Dreams suggests a man better equipped, from multiple perspectives, to lead a diverse and changing country like ours, than anyone. Mr. Obama's time running around Indonesia as a young child, learning what it means to be a man from men not his father, gave him a view into what it means to work hard for one's spoils, even if those spoils are minimal. His school days in Hawaii, his growing self-realization and growing anger towards racism he sees even in the melting pot of Hawaii, didn't prepare him for what he would soon witness in Los Angeles, New York, and Chicago. (Maybe I'm biased--I myself have lived in these three cities Obama called home.)

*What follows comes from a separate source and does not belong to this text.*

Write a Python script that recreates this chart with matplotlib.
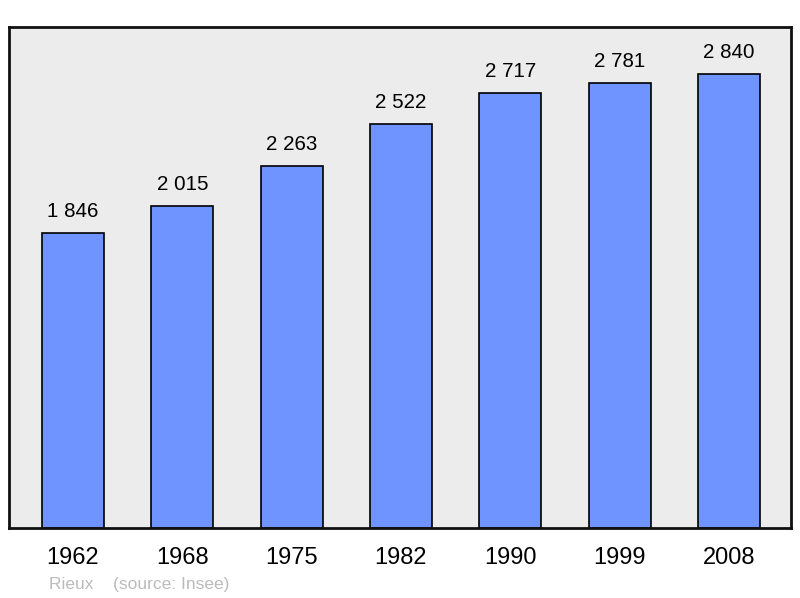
import matplotlib.pyplot as plt

years = ["1962", "1968", "1975", "1982", "1990", "1999", "2008"]
population = [1846, 2015, 2263, 2522, 2717, 2781, 2840]
labels = ["1 846", "2 015", "2 263", "2 522", "2 717", "2 781", "2 840"]

plt.rcParams['font.family'] = ['Liberation Sans', 'DejaVu Sans']

fig = plt.figure(figsize=(8, 5.98), dpi=100)
ax = fig.add_axes([9 / 800, 1 - 528 / 598, 782 / 800, 501 / 598])
ax.set_facecolor("#ececec")

x = range(len(years))
ax.bar(x, population, width=0.567, color="#7094ff", edgecolor="black", linewidth=1.2, zorder=2)

for i, v in enumerate(population):
    ax.text(i, v + 75, labels[i], ha="center", va="bottom", fontsize=14.8, color="black")

ax.set_xlim(-0.585, 6.567)
ax.set_ylim(0, 3131)
ax.set_yticks([])
ax.set_xticks(list(x))
ax.set_xticklabels(years, fontsize=17)
ax.tick_params(axis="x", length=0, pad=14)
for s in ax.spines.values():
    s.set_linewidth(2)
    s.set_color("#111111")

fig.text(49 / 800, 1 - 584 / 598, "Rieux    (source: Insee)", fontsize=12.5, color="#bbbbbb", va="center")

fig.savefig("out.png", dpi=100)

We see Mr. Obama's wild side at Occidental in Los Angeles; he convinces us that he puts that part of his life behind him and gets serious in New York. His time in Chicago prepares him for a lifetime of activism, organization, and overcoming tough odds. Most moving of all is Mr. Obama's journey to Kenya, the land of his ancestors, the place in which much of his family remain. It's clear that returning to the land of his distant father is an emotionally wrenching experience for a man most view as beyond emotion, instead calm and calculated. At "home," he finds a family thrilled to see him. He finds a family both united and torn apart by the legacy of a brilliant but selfish and self-righteous father.

It is rare that we get such a frank and intimate view into the formative stages of such a public figure's life. We are lucky that Obama's rise to the editor of the Harvard Law Review piqued someone's interest in the life of this unique and articulate American. I now know well just why Mr. Obama makes his decisions so carefully. His life is one of nuance, of complication, of ambiguity, of shades of gray.